= Nisei Baseball Research Project =

American non-profit-organization

The Nisei Baseball Research Project (NBRP) is a non-profit 501(c)(3) organization documenting, preserving and exhibiting history of Japanese American baseball. It was founded by Kerry Yo Nakagawa, the author of Through a Diamond: 100 Years of Japanese American Baseball. The NBRP's mission is to bring awareness and education about Japanese American Concentration Camps during World War II, through the prism of their multimedia projects and baseball. Also to recognize the many prewar Issei and Nisei ballplayers that never got an opportunity to play in Major League Baseball because of the 'color line' and their contribution as our American Baseball Ambassadors in the early 1920s and 1930s in Japan, Korea and Manchukuo, China. These ballplayers also kept the All-American Pastime alive during their incarceration during World War II as they played 'behind barbed wire' and again were denied of professional MLB careers.

The project began on May 4, 1996, at the Fresno Museum as the first exhibit to display the photos, memorabilia, artifacts, and text history of the Nikkei in baseball. The exhibit covers the pre-war, Japanese Internment, and post-war periods and the legacy of the legends of Japanese American baseball. On July 19, the National Japanese American Historical Society co-sponsored the exhibit to venues in San Francisco, Oakland, and San Jose. On July 20, a Tribute to the Legends of the Nisei Baseball League was held before 50,000 fans at Candlestick Park. CNN News, Japan Baseball Weekly, the San Francisco Chronicle, the San Jose Mercury News, National Public Radio, and KNBR all covered this event.

The exhibit has been featured at the National Baseball Hall of Fame and Museum in Cooperstown New York, the California State Capitol Museum, the Arizona Hall of Fame Museum, the Portland Hall of Fame Museum in Oregon, the Four Rivers Cultural Center & Museum in Los Angeles, the San Diego Hall of Champions Sports Museum, and the Fresno Metropolitan Museum. Internationally, the exhibit was on display at the Japanese Baseball Hall of Fame in Tokyo.
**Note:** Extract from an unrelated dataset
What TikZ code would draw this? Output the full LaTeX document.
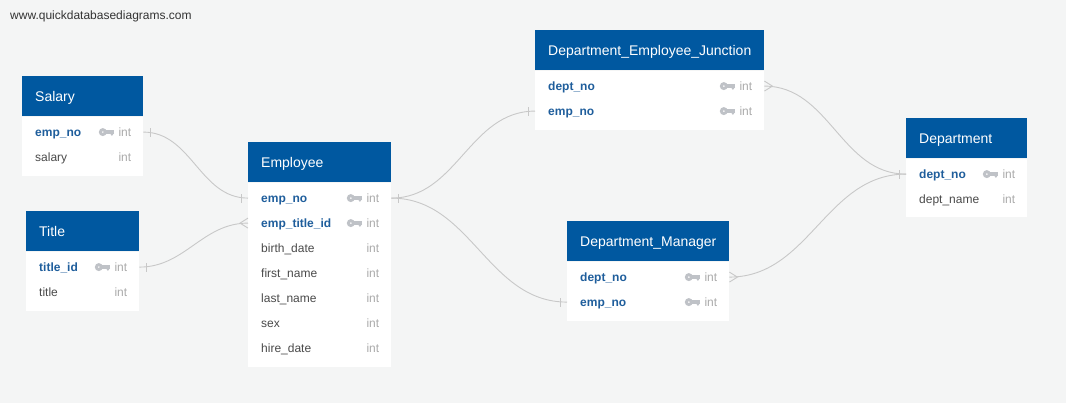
\documentclass[tikz,border=0pt]{standalone}
\usepackage{fontspec}
\setmainfont{Liberation Sans}
\definecolor{canvas}{HTML}{F4F5F5}
\definecolor{headblue}{HTML}{0058A0}
\definecolor{keyblue}{HTML}{1F5E9C}
\definecolor{plaintext}{HTML}{4A4A4A}
\definecolor{typetext}{HTML}{ABABAB}
\definecolor{keygray}{HTML}{BFC2C7}
\definecolor{relline}{HTML}{C8C8C8}
\definecolor{sitetext}{HTML}{333333}

\tikzset{
  tblhead/.style={rectangle, fill=headblue, minimum height=40, inner sep=0, anchor=north west},
  tbltitle/.style={text=white, font=\fontsize{14}{16}\selectfont, inner sep=0, anchor=mid west},
  tblbody/.style={rectangle, fill=white, inner sep=0, anchor=north west},
  tblrow/.style={rectangle, minimum height=25, inner sep=0, anchor=north west},
  keyname/.style={text=keyblue, font=\fontsize{12}{14}\selectfont\bfseries, inner sep=0, anchor=mid west},
  plainname/.style={text=plaintext, font=\fontsize{12}{14}\selectfont, inner sep=0, anchor=mid west},
  typename/.style={text=typetext, font=\fontsize{12}{14}\selectfont, inner sep=0, anchor=mid east},
  sitelabel/.style={text=sitetext, font=\fontsize{12}{14}\selectfont, inner sep=0, anchor=mid west},
  rel/.style={draw=relline, line width=0.9},
  keyicon/.pic={
    \fill[keygray, even odd rule] (-3.6,0) circle (4) (-3.6,0) circle (1.1);
    \fill[keygray] (-0.5,-1.7) rectangle (7.6,1.5);
    \fill[keygray] (3.4,1) -- (7.6,1) -- (5.5,3.8) -- cycle;
  }
}

% table: id, x, y, width, title, body height
\newcommand\ertable[6]{%
  \def\erwidth{#4}%
  \node[tblhead, minimum width=#4] (#1) at (#2,#3) {};
  \node[tbltitle] (#1-title) at ([xshift=13,yshift=-2.5]#1.west) {#5};
  \node[tblbody, minimum width=#4, minimum height=#6] (#1-body) at (#1.south west) {};
}
% row: table id, row id, index, field name, name style
\newcommand\errow[5]{%
  \node[tblrow, minimum width=\erwidth] (#2) at ([yshift={-3-25*#3}]#1-body.north west) {};
  \node[#5] (#2-name) at ([xshift=13,yshift=-1.5]#2.west) {#4};
  \node[typename] (#2-type) at ([xshift=-12,yshift=-1.5]#2.east) {int};
}
% primary/foreign key row
\newcommand\erkeyrow[4]{%
  \errow{#1}{#2}{#3}{#4}{keyname}
  \pic at ([xshift=-37]#2.east) {keyicon};
}
% one-side tick and many-side crow's foot
\newcommand\tickright[1]{\draw[rel] ([xshift=7,yshift=-4.5]#1.east) -- ([xshift=7,yshift=4.5]#1.east);}
\newcommand\tickleft[1]{\draw[rel] ([xshift=-7,yshift=-4.5]#1.west) -- ([xshift=-7,yshift=4.5]#1.west);}
\newcommand\crowright[1]{\draw[rel] ([yshift=-5]#1.east) -- ([xshift=8]#1.east) -- ([yshift=5]#1.east);}
\newcommand\crowleft[1]{\draw[rel] ([yshift=-5]#1.west) -- ([xshift=-8]#1.west) -- ([yshift=5]#1.west);}

\begin{document}
\begin{tikzpicture}[x=1pt, y=-1pt]
  \fill[canvas] (0,0) rectangle (1066,403);
  \useasboundingbox (0,0) rectangle (1066,403);

  \node[sitelabel] (site) at (10,17) {www.quickdatabasediagrams.com};

  % Salary
  \ertable{sal}{22}{76}{121}{Salary}{59}
  \erkeyrow{sal}{sal-emp}{0}{emp\_no}
  \errow{sal}{sal-salary}{1}{salary}{plainname}

  % Title
  \ertable{ttl}{26}{211}{113}{Title}{59}
  \erkeyrow{ttl}{ttl-id}{0}{title\_id}
  \errow{ttl}{ttl-title}{1}{title}{plainname}

  % Employee
  \ertable{emp}{248}{142}{143}{Employee}{184}
  \erkeyrow{emp}{emp-no}{0}{emp\_no}
  \erkeyrow{emp}{emp-title}{1}{emp\_title\_id}
  \errow{emp}{emp-birth}{2}{birth\_date}{plainname}
  \errow{emp}{emp-first}{3}{first\_name}{plainname}
  \errow{emp}{emp-last}{4}{last\_name}{plainname}
  \errow{emp}{emp-sex}{5}{sex}{plainname}
  \errow{emp}{emp-hire}{6}{hire\_date}{plainname}

  % Department_Employee_Junction
  \ertable{dej}{535}{30}{229}{Department\_Employee\_Junction}{59}
  \erkeyrow{dej}{dej-dept}{0}{dept\_no}
  \erkeyrow{dej}{dej-emp}{1}{emp\_no}

  % Department_Manager
  \ertable{dm}{567}{221}{162}{Department\_Manager}{59}
  \erkeyrow{dm}{dm-dept}{0}{dept\_no}
  \erkeyrow{dm}{dm-emp}{1}{emp\_no}

  % Department
  \ertable{dep}{906}{118}{121}{Department}{58}
  \erkeyrow{dep}{dep-no}{0}{dept\_no}
  \errow{dep}{dep-name}{1}{dept\_name}{plainname}

  % relationships
  \draw[rel] (sal-emp.east) to[out=0, in=180] (emp-no.west);
  \tickright{sal-emp}
  \tickleft{emp-no}

  \draw[rel] (ttl-id.east) to[out=0, in=180] (emp-title.west);
  \tickright{ttl-id}
  \crowleft{emp-title}

  \draw[rel] (emp-no.east) to[out=0, in=180] (dej-emp.west);
  \draw[rel] (emp-no.east) to[out=0, in=180] (dm-emp.west);
  \tickright{emp-no}
  \tickleft{dej-emp}
  \tickleft{dm-emp}

  \draw[rel] (dej-dept.east) to[out=0, in=180] (dep-no.west);
  \draw[rel] (dm-dept.east) to[out=0, in=180] (dep-no.west);
  \crowright{dej-dept}
  \crowright{dm-dept}
  \tickleft{dep-no}
\end{tikzpicture}
\end{document}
In 2000, the Nisei Baseball Research Project produced a 35-minute documentary film, entitled Diamonds in the Rough: The Legacy of Japanese American Baseball, which was produced by Chip Taylor and narrated by Pat Morita.
NBRP has co-produced two curriculums through the Stanford Program of International and Cross Cultural Education and produced the dramatic narrative film American Pastime released by Warner Bros. in 2007.